Fractional Cointegration

  • 2004-10-18 (Mon.), 10:30 AM
  • Recreation Hall, 2F, Institute of Statistical Science
  • Professor Peter M. Robinson
  • London School of Economics, UK

Abstract

Economic and financial time series data frequently exhibit autocorrelation or trending behavior. Frequently, two or more such time series appear to be "cointegrated" or to "move together", in such a way that there is a linear combination of the series (the "cointegrating error") that has weaker autocorrelation. Much of the cointergration literature has assumed that the raw time series have a "unit root", their first differences behaving like a short memory, stationary time series, while the cointegrating errors also behave like a short memory, stationary time series.

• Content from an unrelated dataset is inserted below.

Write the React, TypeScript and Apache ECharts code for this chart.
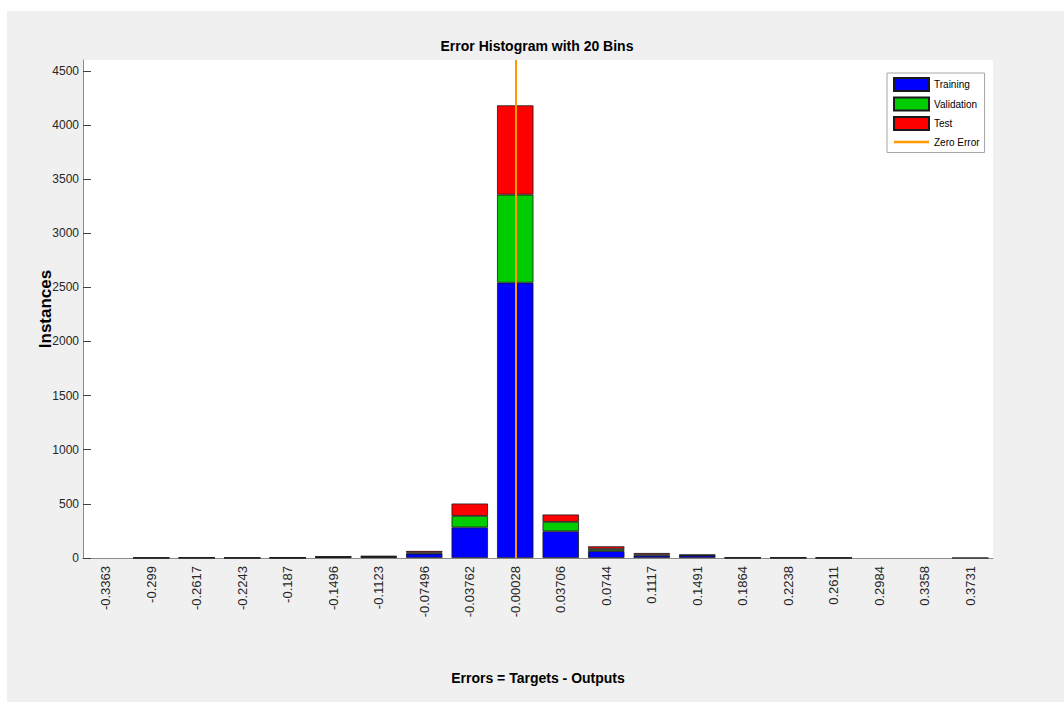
import React, { useEffect, useRef } from "react";
import * as echarts from "echarts";

const binCenters = [
  "-0.3363", "-0.299", "-0.2617", "-0.2243", "-0.187", "-0.1496", "-0.1123", "-0.07496",
  "-0.03762", "-0.00028", "0.03706", "0.0744", "0.1117", "0.1491", "0.1864", "0.2238",
  "0.2611", "0.2984", "0.3358", "0.3731",
];
const training = [0, 1, 2, 1, 2, 8, 10, 40, 282, 2543, 246, 64, 22, 22, 2, 2, 1, 0, 0, 1];
const validation = [0, 0, 1, 0, 1, 3, 3, 10, 107, 813, 88, 19, 10, 4, 1, 0, 0, 0, 0, 0];
const test = [0, 1, 0, 1, 1, 2, 6, 15, 114, 825, 68, 25, 14, 4, 0, 1, 1, 0, 0, 0];
const yTicks = [0, 500, 1000, 1500, 2000, 2500, 3000, 3500, 4000, 4500];
const zeroErrorBin = "-0.00028";

const FONT = "'Liberation Sans', Arial, Helvetica, sans-serif";

// empty bins draw no bar at all (as in the reference)
const hideEmpty = (arr: number[]) => arr.map((v) => (v === 0 ? "-" : v));

export default function App() {
  const ref = useRef<HTMLDivElement>(null);

  useEffect(() => {
    document.body.style.margin = "0";
    if (!ref.current) return;
    const chart = echarts.init(ref.current, null, { renderer: "svg" });
    const barItem = (color: string) => ({
      color,
      borderColor: "#1a1a1a",
      borderWidth: 0.8,
    });
    chart.setOption({
      animation: false,
      backgroundColor: "#ffffff",
      textStyle: { fontFamily: FONT },
      graphic: [
        {
          type: "rect",
          z: -10,
          silent: true,
          shape: { x: 7, y: 11, width: 1057, height: 691 },
          style: { fill: "#f0f0f0" },
        },
      ],
      title: {
        text: "Error Histogram with 20 Bins",
        left: 537,
        top: 39,
        textAlign: "center",
        padding: 0,
        textStyle: { fontFamily: FONT, fontSize: 14, fontWeight: "bold", color: "#000" },
      },
      legend: {
        orient: "vertical",
        left: 887,
        top: 73,
        itemWidth: 35,
        itemHeight: 13,
        itemGap: 4.5,
        padding: [4, 5, 4, 6],
        backgroundColor: "#ffffff",
        borderColor: "#a6a6a6",
        borderWidth: 1,
        textStyle: { fontFamily: FONT, fontSize: 10, color: "#000" },
        data: [
          { name: "Training", icon: "rect" },
          { name: "Validation", icon: "rect" },
          { name: "Test", icon: "rect" },
          {
            name: "Zero Error",
            icon: "path://M0 0 M0 5.25 L35 5.25 L35 7.75 L0 7.75 Z M35 13",
            itemStyle: { color: "#ff9900", borderWidth: 0 },
          },
        ],
      },
      grid: {
        left: 83,
        top: 60,
        width: 910,
        height: 498,
        show: true,
        backgroundColor: "#ffffff",
        borderWidth: 0,
      },
      xAxis: {
        type: "category",
        data: binCenters,
        boundaryGap: true,
        name: "Errors = Targets - Outputs",
        nameLocation: "middle",
        nameGap: 113,
        nameMoveOverlap: false,
        nameTextStyle: { fontFamily: FONT, fontSize: 14, fontWeight: "bold", color: "#000" },
        axisLine: { lineStyle: { color: "#8c8c8c", width: 1 } },
        axisTick: { alignWithLabel: true, inside: true, length: 10, lineStyle: { color: "#404040" } },
        axisLabel: { rotate: 90, margin: 8, fontSize: 13, color: "#262626", fontFamily: FONT, interval: 0 },
        splitLine: { show: false },
      },
      yAxis: {
        type: "value",
        min: 0,
        max: 4600,
        interval: 500,
        name: "Instances",
        nameLocation: "middle",
        nameGap: 29,
        nameMoveOverlap: false,
        nameTextStyle: { fontFamily: FONT, fontSize: 17, fontWeight: "bold", color: "#000" },
        axisLine: { show: true, lineStyle: { color: "#8c8c8c", width: 1 } },
        axisTick: { show: true, inside: true, length: 8, lineStyle: { color: "#404040" }, customValues: yTicks },
        axisLabel: {
          margin: 4,
          fontSize: 12,
          color: "#262626",
          fontFamily: FONT,
          customValues: yTicks,
          formatter: (v: number) => String(v),
        },
        splitLine: { show: false },
      },
      series: [
        {
          name: "Training",
          type: "bar",
          stack: "total",
          barWidth: "80%",
          data: hideEmpty(training),
          itemStyle: barItem("#0000ff"),
        },
        {
          name: "Validation",
          type: "bar",
          stack: "total",
          barWidth: "80%",
          data: hideEmpty(validation),
          itemStyle: barItem("#00cc00"),
        },
        {
          name: "Test",
          type: "bar",
          stack: "total",
          barWidth: "80%",
          data: hideEmpty(test),
          itemStyle: barItem("#ff0000"),
        },
        {
          name: "Zero Error",
          type: "line",
          symbol: "none",
          data: binCenters.map(() => null),
          z: 10,
          itemStyle: { color: "#ff9900" },
          lineStyle: { color: "#ff9900", width: 2 },
          markLine: {
            silent: true,
            symbol: ["none", "none"],
            label: { show: false },
            lineStyle: { color: "#ff9900", width: 2, type: "solid" },
            data: [{ xAxis: zeroErrorBin }],
          },
        },
      ],
    });
    return () => chart.dispose();
  }, []);

  return (
    <div
      ref={ref}
      style={{ position: "absolute", left: 0, top: 0, width: 1064, height: 702 }}
    />
  );
}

These are restrictive notions of time series behavior. It is possible that cointegration can exist between time series that are stationary, or exhibit different forms of nonstationarity, and that cointegrating errors can have long memory or even be non-stationary. In such circumstances standard methods developed under the assumption of unit root raw series and short memory cointegrating errors can lose validity, and the underlying cointegrating structure not be detected. We consider the possibility of cointegration between more general, fractional, series, which allow for the possibility of raw series that are stationary, or more or less nonstationary, than unit root ones, and cointegrating errors that can have long memory. Precise methods of estimating such cointegrating relations are presented, allowing degrees of nonstationarity or memory to be unknown.